Kenyon expects Kalispell's government to do some pivotal soul-searching where to draw that line when the River's Bend project goes before the city's planning board.

River's Bend is 160 acres northeast of Kalispell, south of Rose Crossing and west of U.S. 2. Initial plans call for the project to have 652 homes and a 120-assisted living complex.

Right now, Kalispell has two "islands" of incorporated land surrounded by rural Flathead County. Kalispell hopes to eventually stretch out to connect with those islands.

One is the Old School Station industrial park two miles south of the main town, and the other is several hundred acres of proposed housing stretching south from Church Drive along U.S. 93. Kalispell's government hopes to hook up with the north island when it annexes the Glacier Town Center mall-and-housing project on the north side of West Reserve Drive.

Meanwhile, two rural housing projects north of East Reserve Drive and east of U.S. 2 have agreed to not fight annexation whenever the city's borders reach them in return for getting access to Kalispell's water and sewer systems. That creates an island-in-waiting.

The River's Bend project is adjacent to those sites.
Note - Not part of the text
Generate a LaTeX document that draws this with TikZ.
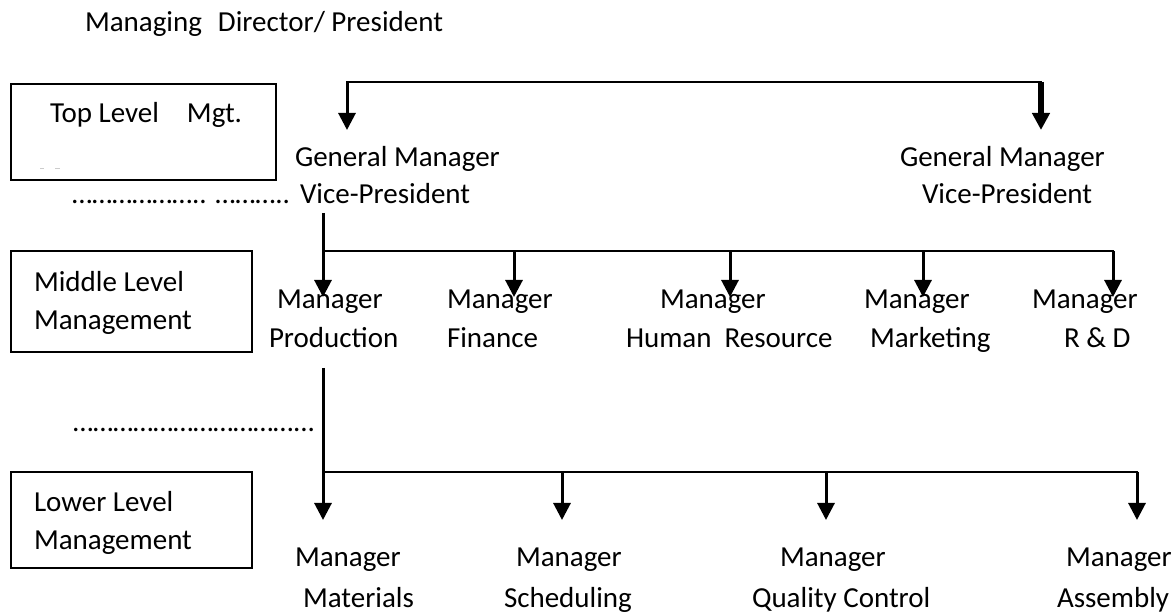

If it seeks annexation, that would create a third Kalispell island with the potential to grow significantly bigger.

"That'll be the one to bring [the growth and island debates] to the forefront," Kenyon said.

Kenyon sees Kalispell's population and geography growing faster than the city's services can keep up.

He thinks that the council needs to shift its philosophies to become a little more in line with Council Member Bob Hafferman, who routinely calls for in-depth financial analyses of major annexations and other big projects.

The city needs to explore better ways of raising revenue and financing its expansion, he said.

Kenyon speculated that local governments could approach the Montana Legislature to allow the state's biggest cities - including Kalispell - to levy resort taxes like Whitefish and other smaller towns are allowed to do.

Another major issue facing Kalispell's council is that most house prices are greater than what half of the Flathead's workers can afford to pay.

Kenyon thinks the city government should explore community land trusts as an affordable housing measure. In a community land trust, a nonprofit organization owns land while families buy the houses on it - factoring rising land costs out of the purchase price.

He also thinks the city should look into setting a specific upper price limit to meet the definition of "affordable housing." Then the city should explore requiring developers to set aside a percentage of their new homes to meet that affordable housing definition, he said.